» **Problem to solve**
In the listing below, locate the line with "Convert this chart to Altair code." and the line with "y_ticks = [0, 2, 4, 6, 8, 10, 12, 14, 16, 18]", then output both and everything between them exactly, minus any pictures.

» **Excerpted records**
** begin **

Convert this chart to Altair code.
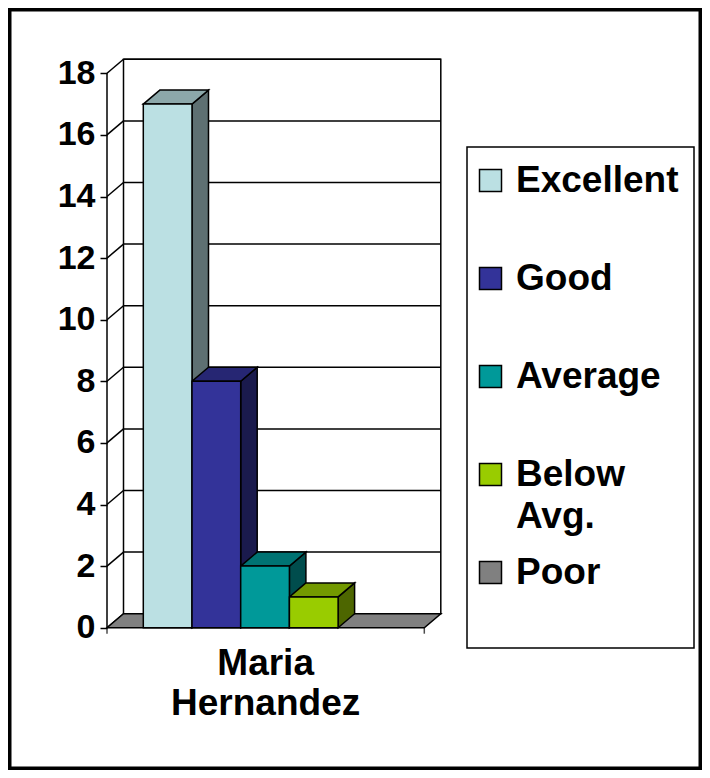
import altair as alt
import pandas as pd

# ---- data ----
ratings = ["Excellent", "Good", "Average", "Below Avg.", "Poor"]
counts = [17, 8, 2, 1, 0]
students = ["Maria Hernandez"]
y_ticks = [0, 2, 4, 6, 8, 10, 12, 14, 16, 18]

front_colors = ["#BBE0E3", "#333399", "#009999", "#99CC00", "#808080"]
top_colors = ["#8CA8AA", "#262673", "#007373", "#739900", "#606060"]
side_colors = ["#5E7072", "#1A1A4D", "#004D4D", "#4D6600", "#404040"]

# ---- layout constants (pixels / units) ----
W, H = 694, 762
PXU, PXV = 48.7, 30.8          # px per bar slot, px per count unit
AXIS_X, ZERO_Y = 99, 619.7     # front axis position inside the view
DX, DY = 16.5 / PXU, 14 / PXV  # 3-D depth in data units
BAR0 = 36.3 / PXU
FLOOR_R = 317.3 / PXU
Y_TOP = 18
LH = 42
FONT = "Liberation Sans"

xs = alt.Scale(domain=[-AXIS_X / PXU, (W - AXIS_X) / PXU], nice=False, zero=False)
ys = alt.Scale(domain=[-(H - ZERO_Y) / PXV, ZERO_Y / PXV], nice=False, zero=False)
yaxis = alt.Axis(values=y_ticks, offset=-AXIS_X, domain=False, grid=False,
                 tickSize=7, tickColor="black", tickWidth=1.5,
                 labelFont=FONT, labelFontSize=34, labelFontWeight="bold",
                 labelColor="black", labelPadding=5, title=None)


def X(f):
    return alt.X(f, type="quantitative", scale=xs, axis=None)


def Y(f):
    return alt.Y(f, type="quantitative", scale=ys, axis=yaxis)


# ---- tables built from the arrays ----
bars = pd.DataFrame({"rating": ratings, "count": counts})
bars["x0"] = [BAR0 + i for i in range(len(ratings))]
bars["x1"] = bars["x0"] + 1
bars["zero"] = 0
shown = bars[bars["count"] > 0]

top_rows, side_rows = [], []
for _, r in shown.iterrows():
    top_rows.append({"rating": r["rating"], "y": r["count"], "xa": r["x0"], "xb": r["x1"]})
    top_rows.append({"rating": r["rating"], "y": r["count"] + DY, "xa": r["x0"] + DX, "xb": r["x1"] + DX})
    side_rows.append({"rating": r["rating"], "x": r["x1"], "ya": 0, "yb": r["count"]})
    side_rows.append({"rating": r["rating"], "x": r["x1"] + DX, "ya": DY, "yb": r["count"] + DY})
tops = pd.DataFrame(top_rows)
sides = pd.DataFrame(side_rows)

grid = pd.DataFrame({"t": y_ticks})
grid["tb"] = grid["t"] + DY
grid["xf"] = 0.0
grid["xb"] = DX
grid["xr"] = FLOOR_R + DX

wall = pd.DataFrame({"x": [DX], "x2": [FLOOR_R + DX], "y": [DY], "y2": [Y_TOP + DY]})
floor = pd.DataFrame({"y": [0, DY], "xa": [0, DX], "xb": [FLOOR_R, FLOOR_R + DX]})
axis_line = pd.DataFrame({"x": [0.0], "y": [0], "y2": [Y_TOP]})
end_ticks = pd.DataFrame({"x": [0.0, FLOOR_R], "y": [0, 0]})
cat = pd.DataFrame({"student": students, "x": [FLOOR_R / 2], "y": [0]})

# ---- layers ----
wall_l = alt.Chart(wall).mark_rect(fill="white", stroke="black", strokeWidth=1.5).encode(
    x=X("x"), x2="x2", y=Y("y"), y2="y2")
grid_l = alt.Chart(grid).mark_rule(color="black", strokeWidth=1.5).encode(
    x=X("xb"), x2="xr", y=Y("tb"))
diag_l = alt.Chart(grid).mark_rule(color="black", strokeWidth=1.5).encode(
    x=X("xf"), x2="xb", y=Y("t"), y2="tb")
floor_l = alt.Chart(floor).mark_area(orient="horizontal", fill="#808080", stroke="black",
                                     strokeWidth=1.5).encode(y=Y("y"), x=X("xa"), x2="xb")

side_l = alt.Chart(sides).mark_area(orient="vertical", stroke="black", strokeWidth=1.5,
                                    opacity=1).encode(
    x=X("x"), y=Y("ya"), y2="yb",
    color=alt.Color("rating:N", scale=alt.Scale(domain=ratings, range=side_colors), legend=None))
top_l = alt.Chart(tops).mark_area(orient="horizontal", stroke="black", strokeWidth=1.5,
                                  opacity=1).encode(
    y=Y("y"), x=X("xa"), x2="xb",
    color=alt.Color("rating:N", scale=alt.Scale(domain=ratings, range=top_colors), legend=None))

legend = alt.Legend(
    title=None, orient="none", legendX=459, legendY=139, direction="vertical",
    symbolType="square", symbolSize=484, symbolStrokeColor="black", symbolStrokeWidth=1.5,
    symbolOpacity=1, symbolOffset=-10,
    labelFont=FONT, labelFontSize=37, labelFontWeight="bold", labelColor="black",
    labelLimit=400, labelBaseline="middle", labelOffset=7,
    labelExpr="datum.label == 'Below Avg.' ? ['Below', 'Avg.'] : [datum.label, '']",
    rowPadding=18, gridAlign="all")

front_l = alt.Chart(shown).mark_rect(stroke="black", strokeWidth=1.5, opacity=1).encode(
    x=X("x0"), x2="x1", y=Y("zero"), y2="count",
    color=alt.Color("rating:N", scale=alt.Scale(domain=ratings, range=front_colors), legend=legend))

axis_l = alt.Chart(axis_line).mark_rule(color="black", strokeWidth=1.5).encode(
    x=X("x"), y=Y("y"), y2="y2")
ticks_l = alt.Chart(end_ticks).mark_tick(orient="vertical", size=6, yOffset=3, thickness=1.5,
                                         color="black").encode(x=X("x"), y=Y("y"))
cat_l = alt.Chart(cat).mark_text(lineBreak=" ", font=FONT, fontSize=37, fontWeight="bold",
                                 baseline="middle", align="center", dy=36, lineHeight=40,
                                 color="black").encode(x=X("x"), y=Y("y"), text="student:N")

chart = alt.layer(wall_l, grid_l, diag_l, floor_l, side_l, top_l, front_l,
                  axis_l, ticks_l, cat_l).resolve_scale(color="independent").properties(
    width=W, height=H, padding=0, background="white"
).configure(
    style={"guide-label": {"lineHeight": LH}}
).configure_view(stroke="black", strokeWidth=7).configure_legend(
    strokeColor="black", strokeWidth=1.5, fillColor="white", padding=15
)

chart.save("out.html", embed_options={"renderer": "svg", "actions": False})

** end **
** begin **

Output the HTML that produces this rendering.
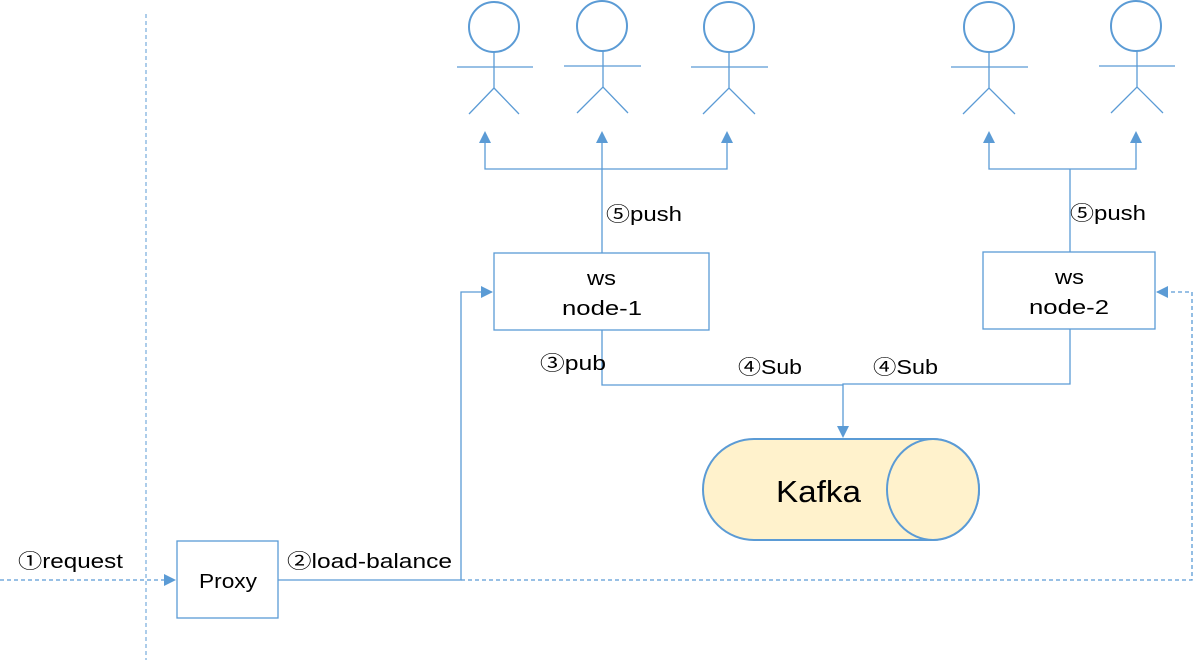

** end **

» **Answer**
Convert this chart to Altair code.
import altair as alt
import pandas as pd

# ---- data ----
ratings = ["Excellent", "Good", "Average", "Below Avg.", "Poor"]
counts = [17, 8, 2, 1, 0]
students = ["Maria Hernandez"]
y_ticks = [0, 2, 4, 6, 8, 10, 12, 14, 16, 18]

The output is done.